Bu sene bilim üzerine bir etkinlik yapmayı planlıyoruz. Bilimle gündelik hayatı birleştiren etkinlikler bu aralar yapılıyor ama biz olaya biraz farklı yaklaşıyoruz. Gastronomi ve Mikro biyoloji Kampı; tamamen fermantasyonla, mayalarla, bakterilerle alakalı 4- 5 günlük bir kamp. Bunun içerisinde kefirden peynire, şaraptan biraya, yoğurttan gravyer peynirine kadar aklınıza gelebilecek fermente her şey hem akademisyen gözünden hem de köylü deneyiminden aktarılacak. Bilim, gastronomi, tasarım eşit ağırlıklı olacak. Amaç dolma yutmak değil. Tamamen öğrenme öğretme odaklı bir kamp olacak.

Gündelik hayatta insanların ilgisini çeken özel etkinlikler yapmayı planlıyoruz. Bu sene 20 civarında kamp yapmaya çalışacağız. Birkaç fon yazıyoruz. Fonların da desteklediği İstanbul’da ve Ankara’da birkaç konferans, çalıştay düzenleyeceğiz. Ona yakın yayın basmayı düşünüyoruz.

 

 

 YARATICI İNSAN ÇEKİM MERKEZİ OLMAK GİBİ BİR AMACIMIZ VAR

Open Campus’un gelecek için başka planları var mı? 

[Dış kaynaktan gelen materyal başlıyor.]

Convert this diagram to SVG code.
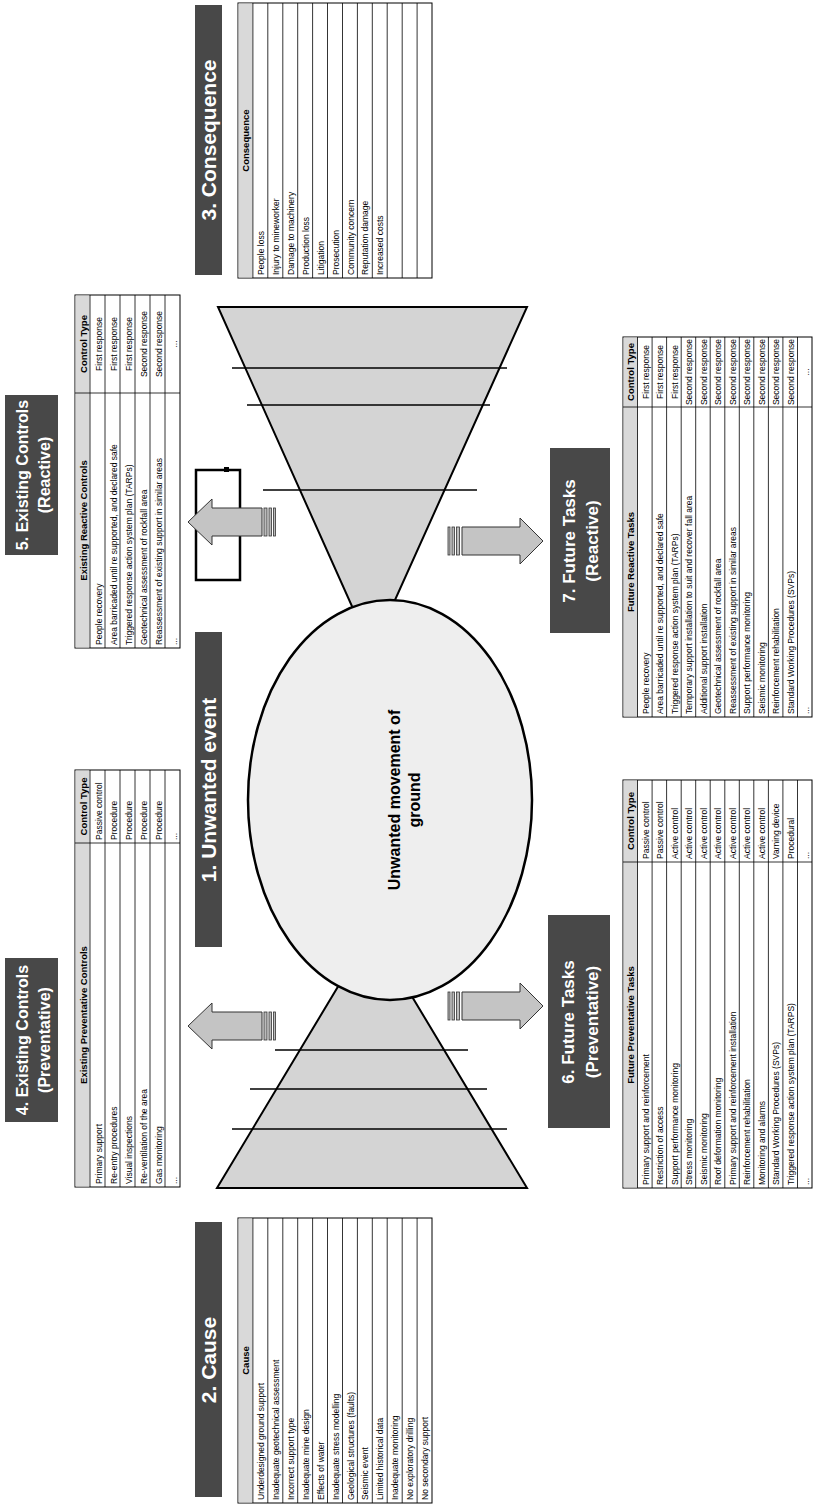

Murat: Open Campus’u önümüzdeki yıldan itibaren özellikle yaz dönemleri Türkiye’ye geneline, yaz- kış da İzmir’deki STK’lara, inisiyatiflere, topluluklara bir yaşam alanı olarak sunmak istiyoruz. Tam co- working space gibi “Ne kadar oturdun, sandalyenin parasını alayım” modeliyle değil de ortak iş yapmak, akademik program yürütmek istiyoruz. Bunun üzerine çalışıyoruz. Bu yayın da olabilir, çocuklar için bir atölye de olabilir, medya ile ilgili bir program da olabilir. Bunları mümkünse en az iki paydaş olacak şekilde beraber çalıştıkları aynı zamanda ekonomik bir değer ürettikleri, fiziksel başarı ürettikleri bir modeli yaratmaya çalışacağız. Yazdığımız fonlar da bununla alakalı. Bir tür “yaratıcı insan çekim merkezi” olmak gibi bir amacımız var.

Her şey gaz ve toz bulutuyken Hack’n Break başladı. Hack’n Break, Açık İnovasyon Derneği’ni yarattı. Dernek böyle bir alanı; Open Campus’u yarattı daha sonra başka bir şeye evirilecektir, başka insanlar dahil olacaktır. Buraya insanlar geliyor, başka etkinlikler düzenlemek istiyorlar. Dolayısıyla sürekli çeşitleniyoruz. Bu bir yolculuk ama bu yol bizi akademiye götürsün istiyoruz. Beş yıl sonra Open Campus; insanların özgürce düşündükleri, ürettikleri bir akademi olsun istiyoruz. Gündelik hayattan, yarın kaygısından koptukları, birbirlerinin iş benzerlerini buldukları, birbirlerini tamamladıkları bir ekosistem yaratmak istiyoruz. Bu ekosistem, lüks binalar yapınca oluşmuyor. Bu sistem, birlikte zaman geçirmekle, etkinliklerde kazağını paylaşmakla oluyor. Teknoloji insani bir şey.